Even when I sit down at a table for lunch at the BLC, I know that I will shortly find myself in the middle of a great conversation about where individuals' businesses are changing in tandem, and how companies can help each other learn more about how to handle the curves in the road ahead. There are no lost opportunities for introspection and discourse at the conference. Even late-night fireside chats with scotch and cigars can lead to new understanding of what qualities make a business strong enough to withstand an ever-shifting landscape of challenges (between the occasional core-competency-leveraging laugh that may sneak in between important fiscal discussions).

That's how it came to be that a lot of us were standing on a patio, sipping coffee at a little after 10 in the morning on Saturday, and wiping tears from our eyes. That morning's wake-up session was with John O'Leary, who shook us to the core of what motivates us in business and life every day. We do it all for love, for who and what we protect in the world. That's a pretty serious connection between a lot of different types of people who convene in one room. Which is why we were able to drink our coffee together instead of hiding in corners and recuperating after what was a very serious catharsis for many of us.

O'Leary and the previous day's most dynamic speaker (in my humble opinion), Peter Sheahan, were unafraid to rattle their audience with reminders of how change has to happen in business and life. You have to be uncomfortable. You have to be shaken up a bit in order to break through to new terrain.

Sure, I sound like a motivational speaker myself, but in truth, I think this particular BLC was the best ever combination of pertinent business information and profound reminders of the personal talents and motivations that make people able to build better businesses. From the practical side, with presentations by the likes of economist Lee McPheters and Dr. Gerry Faust, through to the wildly emotional talks given by O'Leary and Sheahan (looks like the Irish genes lead to some heartfelt speakers, eh?), it was a great event. I really can't wait to see how NSCA and the BLC planning committee outdo themselves once again next year.

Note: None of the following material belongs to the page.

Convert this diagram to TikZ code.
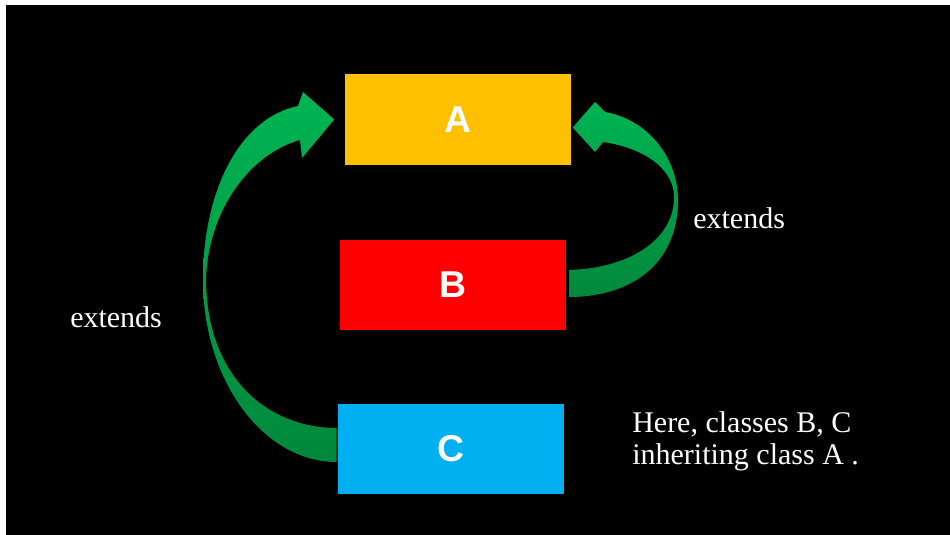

It's not often that we talk about emotional topics in business discourse, and yet you can always see the light in people's eyes when they start to talk about their passions. Whether it's kids and family or a hobby that drives us to distraction, that's what really keeps you going every day in life. Those are the topics you might want to engage in with your employees. What motivates them, what makes them happy when they're not working? If you can connect some of those interests with their "day job," you might find that what used to seem like idle office chit-chat is actually providing the motivation for a better work day.